This is a video of people dancing with a recently deceased baby and it tells us something profound about the psychology of grief and mourning.
Despite a common stereotype, death of a loved one can provoke some of the most culturally diverse forms of emotion and social ritual.
The video is rare footage of the Chigualo ceremony, a mourning ritual for children aged less than seven-years-old who have just passed away from the Afrocolombian community of the Pacific coast of Colombia.
Unfortunately, there is almost nothing written about the ceremony available online in English but the Spanish language Wikipedia has good page about it.
The belief behind the ceremony is that when young children die they become angels and go straight to heaven.

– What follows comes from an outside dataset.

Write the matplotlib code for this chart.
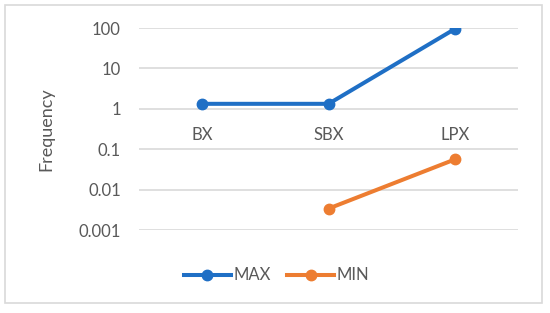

Therefore, these deaths are not an occasion for sadness, as many might assume, but a cause for a goodbye celebration.
You can see in the video that the Chigualo involves upbeat rhythms, singing, games and dancing – including passing the dead baby between people at the ceremony.
This may seem shocking or disrespectful to people accustomed to sadness and distress-based mourning, but in its own community it is the single most respectful way of saying goodbye to a recently blessed angel.
Psychology has a stereotype problem with grief and mourning. Over and over again false assumptions are repeated, not even valid in Western cultures, that there are certain ‘stages’ to grief, that people will reliably react in certain ways with certain key emotions – sadness, anger, resignation and so on.
This leads to both a professional pathologising of grieving people including endless variations on ‘the person hasn’t accepted their loss’, ‘they haven’t elaborated their grief’ and ‘they’re in denial’ applied to anyone who doesn’t mourn within the expected boundaries.
Moreover, it leads to a cultural blindness about how other societies feel and understand the loss of others with the implicit assumption that the experience of grief is somehow universal.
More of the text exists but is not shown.